You need to hit the fourth card to make your set a four of a kind or have one of the board cards pair to complete a full house on the river to win. This means that 10 of the remaining 46 unseen cards win the hand. You have to invest $40 to have the chance to win $440.

Instead of using 100 hands to determine your expected value, you use 46 because that’s how many unseen cards are left. 36 times you lose the hand and lose your $40. The other 10 times you win the hand, and win the $440 pot plus get back your $40 call.

You have to make the call of $40 46 times, for a total investment of $1,840. The 10 times you win you get back $480, for a total return of $4,800. You subtract the investment of $1,840 from the return of $4,800 and divide by 46 hands to get a positive expected value of $64.35.

In this exact situation your expected value is high. You’re still going to lose 36 out of every 46 hands, but on average you make a good profit. The key is that you need to develop an idea of expected value on each decision in the hand. Did you make good decisions up to this point or should you have folded earlier?

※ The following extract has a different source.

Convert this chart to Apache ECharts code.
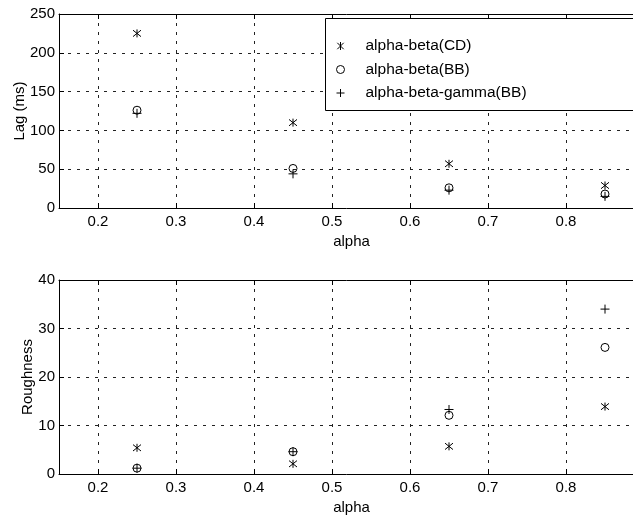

The poker player that makes more positive expected value plays than their opponent wins more money in the long run. It doesn’t have anything to do with luck; it’s all based on skill.

## 6 – Specific Rules

The last thing that you need to consider about luck in poker is that each game is played with a specific set of rules. Every player has to play by the same rules, so there are a limited number of variables. In the section about a set number of cards, you learned that if there are a limited number of variables that every possible outcome can be calculated mathematically.

Because poker is played with a set number of cards and a specific rule structure, it eliminates the possibility of luck. Remember, short term variance still comes into play, but it has nothing to do with luck.

## Conclusion

One of the best things you can do, starting immediately, is stop believing luck has anything to do with your poker results. When you stop thinking about luck and start focusing on ways you can use the structure of poker games to your advantage you have a great chance to start improving your results.